A team of Auburn University faculty members from the colleges of Agriculture, Engineering, and Sciences and Mathematics placed first in the national Coleridge Initiative Food for Thought Data Challenge, in association with the U.S. Department of Agriculture.
The team comprises Wenying Li, assistant professor of agricultural economics; Jingyi Zheng, assistant professor in mathematics and statistics; Shubhra Kanti Karmaker, assistant professor in computer science and software engineering; and his doctoral students, Naman Bansal and Alex Knipper.
The Coleridge Initiative Food for Thought Data Challenge asks data scientists to use natural language processing and machine learning to link food and nutrition databases on a large scale.
Auburn’s team, named “Auburn Big Data,” spent more than 1,000 hours developing a model predicting links between scanner data and the Food and Nutrient Database for Dietary Studies.
“In the field of food, health and nutrition economics, a dataset known as scanner data is widely used,” Li said. “The scanner data are derived from over 120,000 households who report what food products they purchased, when they shopped, and where they shopped. These households also report demographic and health information. The household purchase data can also be linked to product characteristics, such as the brand, which shows the type of products households are purchasing.”
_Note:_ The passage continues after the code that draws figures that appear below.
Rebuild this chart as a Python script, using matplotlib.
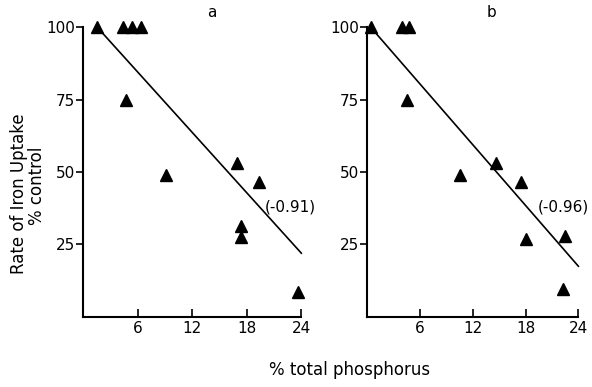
import numpy as np
from matplotlib import pyplot as plt

# panel a
a_x = [1.5, 4.3, 5.3, 6.3, 4.7, 9.1, 16.9, 19.3, 17.3, 17.3, 23.6]
a_y = [100, 100, 100, 100, 75, 49, 53, 46.5, 31.5, 27.5, 8.5]
a_fit_x = [1.5, 24]
a_fit_y = [100, 22]
a_r = "(-0.91)"

# panel b
b_x = [0.4, 4.0, 4.8, 4.5, 10.6, 14.7, 17.5, 18.1, 22.5, 22.3]
b_y = [100, 100, 100, 75, 49, 53, 46.5, 27, 28, 9.5]
b_fit_x = [0.4, 24]
b_fit_y = [100, 17.5]
b_r = "(-0.96)"

x_ticks = [6, 12, 18, 24]
y_ticks = [25, 50, 75, 100]

fig = plt.figure(figsize=(5.92, 3.87), dpi=100)
ax_a = fig.add_axes([0.141, 0.181, 0.368, 0.749])
ax_b = fig.add_axes([0.620, 0.181, 0.357, 0.749])

panels = [
    (ax_a, a_x, a_y, a_fit_x, a_fit_y, a_r, (22.8, 38), "a"),
    (ax_b, b_x, b_y, b_fit_x, b_fit_y, b_r, (22.3, 38), "b"),
]

for ax, px, py, fx, fy, r, rpos, lab in panels:
    ax.plot(fx, fy, color="black", lw=1.2, clip_on=False)
    ax.plot(px, py, "^", color="black", ms=8, clip_on=False)
    ax.text(rpos[0], rpos[1], r, fontsize=11, ha="center", va="center")
    ax.text(0.59, 1.05, lab, transform=ax.transAxes, fontsize=11,
            ha="center", va="center")
    ax.set_xlim(0, 24)
    ax.set_ylim(0, 100)
    ax.set_xticks(x_ticks)
    ax.set_yticks(y_ticks)
    ax.tick_params(axis="x", direction="in", length=6, width=1.2,
                   labelsize=11, pad=3)
    ax.tick_params(axis="y", direction="out", length=5, width=1.2,
                   labelsize=11, pad=1)
    ax.spines["top"].set_visible(False)
    ax.spines["right"].set_visible(False)
    ax.spines["left"].set_linewidth(1.5)
    ax.spines["bottom"].set_linewidth(1.5)

fig.text(0.032, 0.50, "Rate of Iron Uptake", rotation=90, fontsize=12,
         ha="center", va="center")
fig.text(0.062, 0.52, "% control", rotation=90, fontsize=12,
         ha="center", va="center")
fig.text(0.59, 0.045, "% total phosphorus", fontsize=12,
         ha="center", va="center")

fig.savefig("out.png", dpi=100)
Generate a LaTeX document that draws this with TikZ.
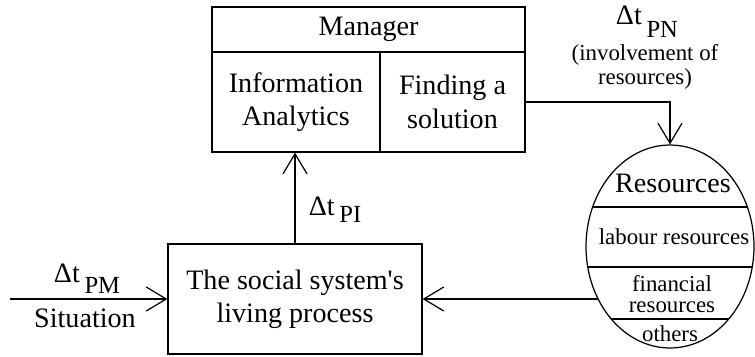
\documentclass[tikz,border=0pt]{standalone}
\usepackage{fontspec}
\setmainfont{Liberation Serif}
\usetikzlibrary{arrows.meta,shapes.geometric}
\tikzset{
  box/.style={draw, rectangle, inner sep=0pt, align=center},
  arr/.style={-{Straight Barb[length=4mm,width=4.8mm]}},
  small/.style={font=\fontsize{13}{11.5}\selectfont, align=center},
}
% delta t with a lowered index
\newcommand{\dtsub}[2]{Δt\,\raisebox{-#1}{\fontsize{14}{14}\selectfont #2}}

\begin{document}
\begin{tikzpicture}[x=0.02cm, y=-0.02cm, line width=0.7pt, font=\fontsize{16}{19}\selectfont]
  \useasboundingbox (0,0) rectangle (755,356);
  % manager block
  \node[box, minimum width=6.26cm, minimum height=0.9cm] (mgr) at (368.5,29.5) {Manager};
  \node[box, minimum width=3.36cm, minimum height=2cm] (info) at (296,102) {Information\\Analytics};
  \node[box, minimum width=2.9cm, minimum height=2cm] (sol) at (452.5,102) {Finding a\\solution};
  % process
  \node[box, minimum width=5.08cm, minimum height=2.2cm] (proc) at (295,299) {The social system\textquotesingle s\\living process};
  % resources
  \node[draw, ellipse, inner sep=0pt, minimum width=3.36cm, minimum height=4.06cm] (res) at (670,246.5) {};
  \begin{scope}
    \clip (670,246.5) ellipse [x radius=84, y radius=101.5];
    \draw (580,207) -- (760,207);
    \draw (580,267) -- (760,267);
    \draw (580,319) -- (760,319);
  \end{scope}
  \node[anchor=base] (restitle) at (673,192) {Resources};
  \node[small, anchor=base] (labour) at (674,244) {labour resources};
  \node[small] (finance) at (672,294) {financial\\resources};
  \node[small, anchor=base] (others) at (670,341) {others};
  % connectors
  \coordinate (src) at (10,299);
  \draw[arr] (src) -- (proc.west);
  \draw[arr] (proc.north) -- (proc.north |- info.south);
  \draw[arr] (sol.east) -| (res.north);
  \draw[arr] (res.216 |- proc.east) -- (proc.east);
  % labels
  \node[anchor=base] (dpm) at (87,282) {\dtsub{0.9ex}{PM}};
  \node[anchor=base] (situation) at (85,327) {Situation};
  \node[anchor=base] (dpi) at (335,215) {\dtsub{0.55ex}{PI}};
  \node[anchor=base, inner sep=0pt] (dpn) at (647,24) {\dtsub{1.05ex}{PN}};
  \node[font=\fontsize{13}{13.5}\selectfont, align=center, inner sep=0pt] (involve) at (645,67) {(involvement of\\resources)};
\end{tikzpicture}
\end{document}
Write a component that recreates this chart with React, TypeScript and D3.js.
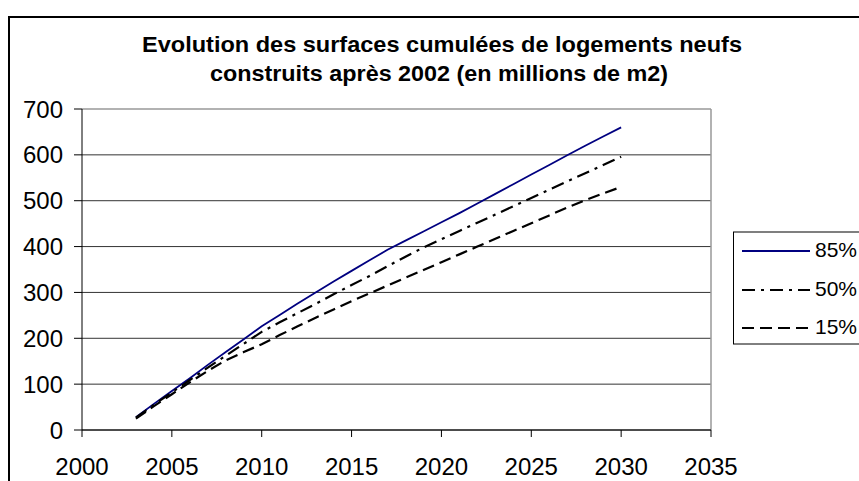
import React from "react";
import * as d3 from "d3";

const years = [2003, 2004, 2005, 2006, 2007, 2008, 2009, 2010, 2011, 2012, 2013, 2014, 2015, 2016, 2017, 2018, 2019, 2020, 2021, 2022, 2023, 2024, 2025, 2026, 2027, 2028, 2029, 2030];
const s85 = [28, 57, 85, 113, 142, 170, 198, 226, 251, 276, 300, 324, 347, 370, 393, 413, 433, 453, 473, 494, 515, 536, 557, 578, 599, 620, 640, 660];
const s50 = [27, 55, 82, 109, 136, 162, 188, 214, 235, 255, 275, 296, 316, 336, 357, 378, 398, 416, 434, 452, 470, 488, 506, 524, 542, 560, 578, 596];
const s15 = [25, 52, 78, 104, 129, 152, 170, 187, 207, 226, 245, 263, 281, 298, 315, 332, 349, 366, 383, 400, 417, 434, 451, 468, 485, 501, 516, 530];
const xTicks = [2000, 2005, 2010, 2015, 2020, 2025, 2030, 2035];
const yTicks = [0, 100, 200, 300, 400, 500, 600, 700];
const seriesNames = ["85%", "50%", "15%"];
const titleLines = ["Evolution des surfaces cumulées de logements neufs", "construits après 2002 (en millions de m2)"];

const W = 859;
const H = 481;
const font = "'Liberation Sans', Arial, sans-serif";

export default function App() {
  const x = d3.scaleLinear().domain([2000, 2035]).range([82, 711]);
  const y = d3.scaleLinear().domain([0, 700]).range([430, 109]);
  const line = d3
    .line<number>()
    .x((_, i) => x(years[i]))
    .y((d) => y(d));

  const styles = [
    { stroke: "#000080", width: 1.8, dash: undefined as string | undefined },
    { stroke: "#000", width: 2.2, dash: "13,6,3,6" },
    { stroke: "#000", width: 2.2, dash: "12,6" },
  ];
  const data = [s85, s50, s15];
  const legendY = [251, 290, 328];
  const titleX = [442, 439];
  const titleY = [52, 81];
  const titleLen = [600, 458];

  return (
    <svg width={W} height={H} style={{ position: "absolute", left: 0, top: 0, background: "#fff" }} fontFamily={font}>
      <rect x={0} y={0} width={W} height={H} fill="#fff" />
      {/* outer frame */}
      <path d={`M9,${H + 5} V17 H${W + 5}`} fill="none" stroke="#000" strokeWidth={2} />
      {/* title */}
      {titleLines.map((t, i) => (
        <text key={i} x={titleX[i]} y={titleY[i]} textAnchor="middle" fontSize={22} fontWeight="bold" fill="#000" textLength={titleLen[i]} lengthAdjust="spacingAndGlyphs">
          {t}
        </text>
      ))}
      {/* gridlines */}
      {yTicks.map((v) => (
        <line key={v} x1={x(2000)} x2={x(2035)} y1={y(v)} y2={y(v)} stroke={v === 700 ? "#999" : "#333"} strokeWidth={v === 700 ? 1.5 : 1} />
      ))}
      {/* plot area right border */}
      <line x1={x(2035)} x2={x(2035)} y1={y(700)} y2={y(0)} stroke="#999" strokeWidth={1.5} />
      {/* axes */}
      <line x1={x(2000)} x2={x(2000)} y1={y(700)} y2={y(0)} stroke="#000" strokeWidth={1} />
      <line x1={x(2000)} x2={x(2035)} y1={y(0)} y2={y(0)} stroke="#000" strokeWidth={1} />
      {yTicks.map((v) => (
        <g key={v}>
          <line x1={x(2000) - 8} x2={x(2000)} y1={y(v)} y2={y(v)} stroke="#000" />
          <text x={63} y={y(v) + 8.6} textAnchor="end" fontSize={24} fill="#000">
            {v}
          </text>
        </g>
      ))}
      {xTicks.map((v) => (
        <g key={v}>
          <line x1={x(v)} x2={x(v)} y1={y(0)} y2={y(0) + 7} stroke="#000" />
          <text x={x(v)} y={475} textAnchor="middle" fontSize={24} fill="#000">
            {v}
          </text>
        </g>
      ))}
      {/* series */}
      {data.map((d, i) => (
        <path key={i} d={line(d) || ""} fill="none" stroke={styles[i].stroke} strokeWidth={styles[i].width} strokeDasharray={styles[i].dash} />
      ))}
      {/* legend */}
      <rect x={733.5} y={232} width={140} height={112} fill="#fff" stroke="#000" strokeWidth={1} />
      {seriesNames.map((n, i) => (
        <g key={n}>
          <line x1={742} x2={810} y1={legendY[i]} y2={legendY[i]} stroke={styles[i].stroke} strokeWidth={styles[i].width} strokeDasharray={styles[i].dash} />
          <text x={815} y={legendY[i] + 6} fontSize={21} fill="#000">
            {n}
          </text>
        </g>
      ))}
    </svg>
  );
}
Over the last 10 years, the USDA has been developing a larger data resource: the Purchase to Plate Crosswalk, which combines scanner data with the USDA Food and Nutrient Database for Dietary Studies. This crosswalk provides a comprehensive picture of the healthfulness of household purchases, according to Li, allowing agencies to assess USDA Food Plan costs and measure the quality of Americans’ diets.
The goal of this competition, Li said, is to provide the USDA with innovative ways to compile this crosswalk using natural language processing and machine learning. Zheng first involved Bansal and Knipper in the competition after teaching them in her data science classes. They worked on the competition as a course project and continued working on it after the class ended.
“Along the way of being data scientists, it is extremely important for students to work on real data and solve real-world problems,” Zheng said. “Beyond class and research, there are various problems one can encounter when handling real data.”
Zheng said one challenge the team encountered was the secure platform they were required to use when analyzing the data.
“The platform imposes large and restrictive constraints, which heavily influenced our process,” she said. “The students, especially Alex, spent lots of time and effort working on the platform and testing various algorithms, which contributes the most to our success.”
The team won first place and $10,000 in the first interim phase of the challenge in September. Their model generated the most links with the highest accuracy amongst the 12 teams of nationwide researchers.
Then in November, the team took first place and $10,000 again in the competition’s second interim challenge.
In this third and final round, the team focused on hyper-parameter tuning, an essential part of optimizing machine learning algorithms, to fine-tune both models and see if further improvements in the performances are possible.
The results of the challenge’s final round were announced Wednesday, Dec. 14. The team earned $30,000 for its first-place finish.
Zheng and Karmaker said they hope their success motivates more students to participate in real data competitions and solve real world problems.
“We’re talking about real money,” Karmaker said. “We’re talking about human effort. We’re talking about people’s health. Our students are getting their hands dirty with real data. You cannot gain this type of experience in a simulated environment.”
Li said he hopes the accomplishment facilitates two major goals moving forward. First, he hopes to see greater collaborations between colleges like the three participating in this project.
“Every researcher specializes in their own field, but when we get together, we have so many ideas for combining our skill sets and conducting research,” he said. “I can’t believe how lucky I am to have such a great team with Santu and Jingyi, and I am continually impressed by the results Alex and Naman produce. It is amazing how the two Ph.D. students are always able to overcome any obstacle thrown their way.”
He also hopes to see fruitful uses of the data garnered from the challenge.
“It is not always meaningful to know what products people buy,” he said. “But there is meaning in knowing the healthfulness of a purchase. This is providing basically a new research field with this data, and we’re at the front of it.”